State how many lines of the records contain the string "this", and give no other information.

Charts and diagrams as code
* begin *

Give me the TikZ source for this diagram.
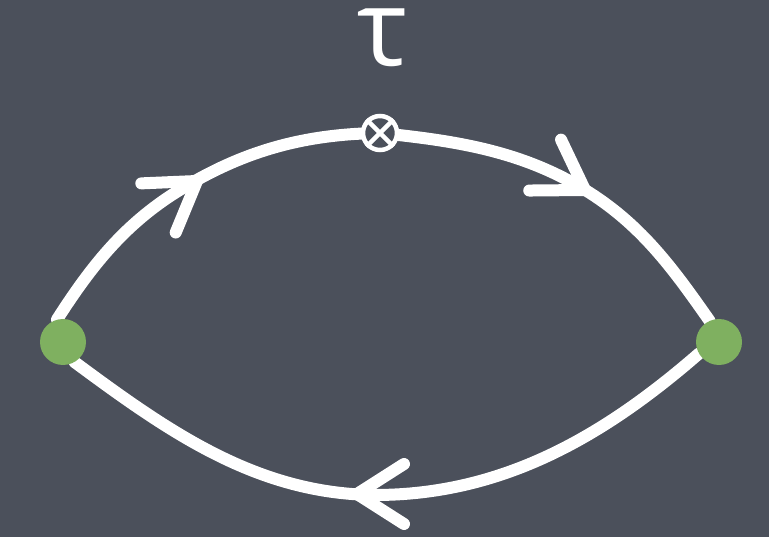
\documentclass[tikz,border=0pt]{standalone}
\usepackage{fontspec}
\newfontfamily\taufont{Open Sans}
\pgfdeclarelayer{boardlayer}
\pgfdeclarelayer{lineslayer}
\pgfsetlayers{boardlayer,lineslayer,main}
\definecolor{board}{RGB}{75,80,91}
\definecolor{chalkgreen}{RGB}{127,176,96}
\tikzset{
  chalk/.style={draw=white, line width=12pt, line cap=round, line join=round},
  dot/.style={circle, fill=chalkgreen, minimum size=46pt, inner sep=0pt},
  vertex/.style={circle, draw=white, fill=board, line width=4.5pt, minimum size=34pt, inner sep=0pt},
  chevron/.pic={\draw[chalk] (-47,30) -- (0,0) -- (-47,-30);},
  label/.style={text=white, font=\taufont\fontsize{106}{106}\selectfont, inner sep=0pt}
}
\begin{document}
\begin{tikzpicture}[x=1pt, y=-1pt]
\useasboundingbox (0,0) rectangle (769,537);
\begin{pgfonlayer}{boardlayer}
  \fill[board] (0,0) rectangle (769,537);
\end{pgfonlayer}
% nodes
\node[dot] (L) at (63,342) {};
\node[dot] (R) at (719,342) {};
\node[vertex] (X) at (380,133) {};
\draw[white, line width=4.5pt] (X.45) -- (X.225) (X.135) -- (X.315);
\node[label, anchor=base] (T) at (383,66) {τ};
\coordinate (ul) at (183,188);
\coordinate (ur) at (590,193);
\coordinate (bt) at (375,495);
% connectors
\begin{pgfonlayer}{lineslayer}
  \draw[chalk] (L.105) .. controls (92,265) and (126,222) .. (ul)
               .. controls (246,150) and (306,134) .. (X.center);
  \draw[chalk] (X.center) .. controls (457,141) and (524,151) .. (ur)
               .. controls (643,227) and (674,270) .. (R.114);
  \draw[chalk] (R.210) .. controls (603,437) and (502,495) .. (bt)
               .. controls (257,494) and (169,432) .. (L.-60);
  \pic[rotate=35] at (197,181) {chevron};
  \pic[rotate=-32] at (585,190) {chevron};
  \pic[rotate=180] at (357,494) {chevron};
\end{pgfonlayer}
\end{tikzpicture}
\end{document}
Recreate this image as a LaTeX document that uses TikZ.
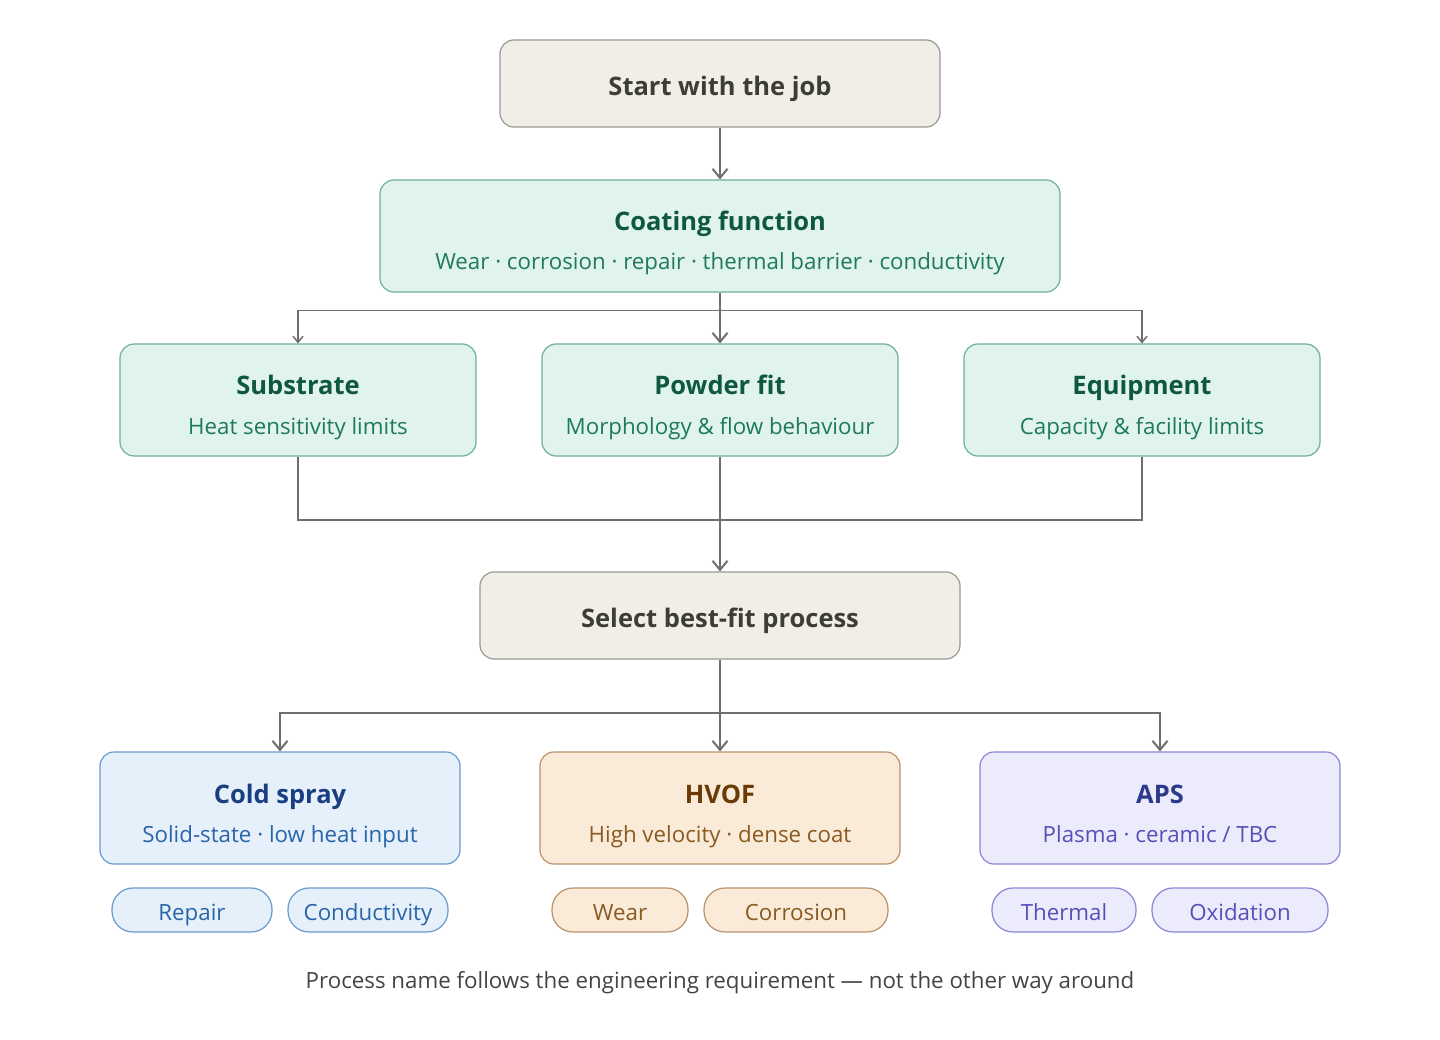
\documentclass[tikz,border=0pt]{standalone}
\usepackage{fontspec}
\setmainfont{Open Sans}
\usetikzlibrary{arrows.meta}
\definecolor{neutralfill}{HTML}{F1EEE8}
\definecolor{neutraldraw}{HTML}{9A9893}
\definecolor{neutraltext}{HTML}{3D3D38}
\definecolor{greenfill}{HTML}{E0F3EC}
\definecolor{greendraw}{HTML}{6FB09A}
\definecolor{greentitle}{HTML}{0F5840}
\definecolor{greensub}{HTML}{1E7A5A}
\definecolor{bluefill}{HTML}{E5F0FB}
\definecolor{bluedraw}{HTML}{6A9ACD}
\definecolor{bluetitle}{HTML}{1A3F80}
\definecolor{bluesub}{HTML}{2A64A8}
\definecolor{orfill}{HTML}{FAEBD8}
\definecolor{ordraw}{HTML}{B8926A}
\definecolor{ortitle}{HTML}{6B3A05}
\definecolor{orsub}{HTML}{8A5A20}
\definecolor{pufill}{HTML}{ECEBFB}
\definecolor{pudraw}{HTML}{8A85D6}
\definecolor{putitle}{HTML}{2D3A8C}
\definecolor{pusub}{HTML}{5550B8}
\definecolor{linecol}{HTML}{6E6E6A}
\definecolor{foot}{HTML}{444444}
\tikzset{
  box/.style={draw, line width=1.2pt, rounded corners=14pt, inner sep=0pt},
  pill/.style={draw, line width=1.2pt, rounded corners=21pt, inner sep=0pt, minimum height=44pt},
  titletxt/.style={font=\fontsize{25.5}{30}\selectfont\bfseries, inner sep=0pt, anchor=base},
  subtxt/.style={font=\fontsize{22.3}{26}\selectfont, inner sep=0pt, anchor=base},
  pilltxt/.style={font=\fontsize{22.3}{26}\selectfont, inner sep=0pt, anchor=base},
  conn/.style={draw=linecol, line width=2pt},
  thinconn/.style={draw=linecol, line width=1.5pt},
  arr/.style={conn, -{Straight Barb[length=9pt,width=15pt,line width=2pt]}},
  smallarr/.style={thinconn, -{Straight Barb[length=6pt,width=10pt,line width=1.5pt]}},
}
\begin{document}
\begin{tikzpicture}[x=1pt,y=-1pt]
\useasboundingbox (0,0) rectangle (1440,1040);
\fill[white] (0,0) rectangle (1440,1040);

% start
\node[box, fill=neutralfill, draw=neutraldraw, minimum width=440pt, minimum height=87pt] (start) at (720,83.5) {};
\node[titletxt, text=neutraltext] (starttxt) at (720,96) {Start with the job};

% coating function
\node[box, fill=greenfill, draw=greendraw, minimum width=680pt, minimum height=112pt] (coat) at (720,236) {};
\node[titletxt, text=greentitle] (coatt) at (720,231) {Coating function};
\node[subtxt, text=greensub] (coats) at (720,270) {Wear · corrosion · repair · thermal barrier · conductivity};

% three criteria
\node[box, fill=greenfill, draw=greendraw, minimum width=356pt, minimum height=112pt] (sub) at (298,400) {};
\node[titletxt, text=greentitle] (subt) at (298,395) {Substrate};
\node[subtxt, text=greensub] (subs) at (298,434) {Heat sensitivity limits};

\node[box, fill=greenfill, draw=greendraw, minimum width=356pt, minimum height=112pt] (pow) at (720,400) {};
\node[titletxt, text=greentitle] (powt) at (720,395) {Powder fit};
\node[subtxt, text=greensub] (pows) at (720,434) {Morphology \& flow behaviour};

\node[box, fill=greenfill, draw=greendraw, minimum width=356pt, minimum height=112pt] (eq) at (1142,400) {};
\node[titletxt, text=greentitle] (eqt) at (1142,395) {Equipment};
\node[subtxt, text=greensub] (eqs) at (1142,434) {Capacity \& facility limits};

% select
\node[box, fill=neutralfill, draw=neutraldraw, minimum width=480pt, minimum height=87pt] (sel) at (720,615.5) {};
\node[titletxt, text=neutraltext] (seltxt) at (720,627) {Select best-fit process};

% processes
\node[box, fill=bluefill, draw=bluedraw, minimum width=360pt, minimum height=112pt] (cold) at (280,808) {};
\node[titletxt, text=bluetitle] (coldt) at (280,803) {Cold spray};
\node[subtxt, text=bluesub] (colds) at (280,842) {Solid-state · low heat input};

\node[box, fill=orfill, draw=ordraw, minimum width=360pt, minimum height=112pt] (hvof) at (720,808) {};
\node[titletxt, text=ortitle] (hvoft) at (720,803) {HVOF};
\node[subtxt, text=orsub] (hvofs) at (720,842) {High velocity · dense coat};

\node[box, fill=pufill, draw=pudraw, minimum width=360pt, minimum height=112pt] (aps) at (1160,808) {};
\node[titletxt, text=putitle] (apst) at (1160,803) {APS};
\node[subtxt, text=pusub] (apss) at (1160,842) {Plasma · ceramic / TBC};

% pills
\node[pill, fill=bluefill, draw=bluedraw, minimum width=160pt] (p1) at (192,910) {};
\node[pilltxt, text=bluesub] (p1t) at (192,920) {Repair};
\node[pill, fill=bluefill, draw=bluedraw, minimum width=160pt] (p2) at (368,910) {};
\node[pilltxt, text=bluesub] (p2t) at (368,920) {Conductivity};

\node[pill, fill=orfill, draw=ordraw, minimum width=136pt] (p3) at (620,910) {};
\node[pilltxt, text=orsub] (p3t) at (620,920) {Wear};
\node[pill, fill=orfill, draw=ordraw, minimum width=184pt] (p4) at (796,910) {};
\node[pilltxt, text=orsub] (p4t) at (796,920) {Corrosion};

\node[pill, fill=pufill, draw=pudraw, minimum width=144pt] (p5) at (1064,910) {};
\node[pilltxt, text=pusub] (p5t) at (1064,920) {Thermal};
\node[pill, fill=pufill, draw=pudraw, minimum width=176pt] (p6) at (1240,910) {};
\node[pilltxt, text=pusub] (p6t) at (1240,920) {Oxidation};

% footer
\node[font=\fontsize{22.3}{26}\selectfont, text=foot, inner sep=0pt, anchor=base] (footer) at (720,988) {Process name follows the engineering requirement — not the other way around};

% connectors
\draw[arr] (start.south) -- (coat.north);
\draw[thinconn] (coat.south) -- ++(0,18) coordinate (split1);
\draw[smallarr] (split1) -| (sub.north);
\draw[smallarr] (split1) -| (eq.north);
\draw[arr] (coat.south) -- (pow.north);

\coordinate (merge) at (720,520);
\draw[thinconn] (sub.south) |- (merge);
\draw[thinconn] (eq.south) |- (merge);
\draw[thinconn] (pow.south) -- (merge);
\draw[arr] (merge) -- (sel.north);

\draw[thinconn] (sel.south) -- ++(0,53) coordinate (split2);
\draw[arr] (split2) -| (cold.north);
\draw[arr] (split2) -| (aps.north);
\draw[arr] (sel.south) -- (hvof.north);
\end{tikzpicture}
\end{document}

* end *

[Response below] 2